══ DATA BLOCK ══

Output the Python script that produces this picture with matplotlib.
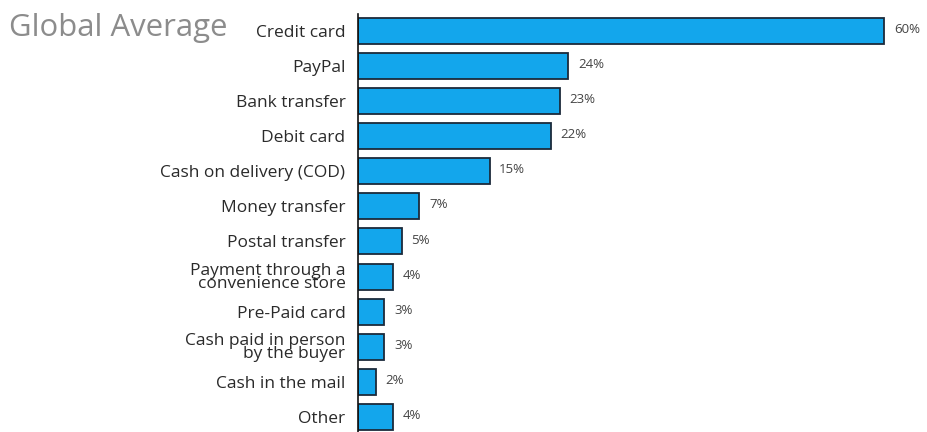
import matplotlib.pyplot as plt

# ----------- DATA -----------
methods = [
    "Credit card", "PayPal", "Bank transfer", "Debit card",
    "Cash on delivery (COD)", "Money transfer", "Postal transfer",
    "Payment through a\nconvenience store", "Pre-Paid card",
    "Cash paid in person\nby the buyer", "Cash in the mail", "Other",
]
shares = [60, 24, 23, 22, 15, 7, 5, 4, 3, 3, 2, 4]

BAR_COLOR = "#13a6ec"
EDGE_COLOR = "#1b2a3a"
LABEL_COLOR = "#2a2a2a"
TITLE_COLOR = "#8c8c8c"

plt.rcParams["font.family"] = ["Open Sans", "DejaVu Sans"]

fig = plt.figure(figsize=(9.28, 4.32), dpi=100)
ax = fig.add_axes([358 / 928, 0.0, 1 - 358 / 928, 1 - 14 / 432])

ypos = list(range(len(methods)))
ax.barh(ypos, shares, height=0.74, color=BAR_COLOR,
        edgecolor=EDGE_COLOR, linewidth=1.3)

ax.set_xlim(0, 65)
ax.set_ylim(11.43, -0.48)
ax.set_yticks(ypos)
ax.set_yticklabels(methods, fontsize=12.5, color=LABEL_COLOR,
                   linespacing=0.8)
ax.tick_params(axis="y", length=0, pad=9)
ax.set_xticks([])

for side in ("top", "right", "bottom"):
    ax.spines[side].set_visible(False)
ax.spines["left"].set_color("#111111")
ax.spines["left"].set_linewidth(1.2)

# value labels just right of each bar
for y, v in zip(ypos, shares):
    ax.annotate(f"{v}%", xy=(v, y), xytext=(7, 1), textcoords="offset points",
                va="center", ha="left", fontsize=9.5, color="#444444",
                annotation_clip=False)

fig.text(9 / 928, 1 - 28 / 432, "Global Average", fontsize=22.4,
         color=TITLE_COLOR, ha="left", va="center")

fig.savefig("out.png", dpi=100)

═══

• **EXERCISE PROMPT**:
Return the whole listing, word for word, and leave out every picture.

• **ANSWER**:
Output the Python script that produces this picture with matplotlib.
import matplotlib.pyplot as plt

# ----------- DATA -----------
methods = [
    "Credit card", "PayPal", "Bank transfer", "Debit card",
    "Cash on delivery (COD)", "Money transfer", "Postal transfer",
    "Payment through a\nconvenience store", "Pre-Paid card",
    "Cash paid in person\nby the buyer", "Cash in the mail", "Other",
]
shares = [60, 24, 23, 22, 15, 7, 5, 4, 3, 3, 2, 4]

BAR_COLOR = "#13a6ec"
EDGE_COLOR = "#1b2a3a"
LABEL_COLOR = "#2a2a2a"
TITLE_COLOR = "#8c8c8c"

plt.rcParams["font.family"] = ["Open Sans", "DejaVu Sans"]

fig = plt.figure(figsize=(9.28, 4.32), dpi=100)
ax = fig.add_axes([358 / 928, 0.0, 1 - 358 / 928, 1 - 14 / 432])

ypos = list(range(len(methods)))
ax.barh(ypos, shares, height=0.74, color=BAR_COLOR,
        edgecolor=EDGE_COLOR, linewidth=1.3)

ax.set_xlim(0, 65)
ax.set_ylim(11.43, -0.48)
ax.set_yticks(ypos)
ax.set_yticklabels(methods, fontsize=12.5, color=LABEL_COLOR,
                   linespacing=0.8)
ax.tick_params(axis="y", length=0, pad=9)
ax.set_xticks([])

for side in ("top", "right", "bottom"):
    ax.spines[side].set_visible(False)
ax.spines["left"].set_color("#111111")
ax.spines["left"].set_linewidth(1.2)

# value labels just right of each bar
for y, v in zip(ypos, shares):
    ax.annotate(f"{v}%", xy=(v, y), xytext=(7, 1), textcoords="offset points",
                va="center", ha="left", fontsize=9.5, color="#444444",
                annotation_clip=False)

fig.text(9 / 928, 1 - 28 / 432, "Global Average", fontsize=22.4,
         color=TITLE_COLOR, ha="left", va="center")

fig.savefig("out.png", dpi=100)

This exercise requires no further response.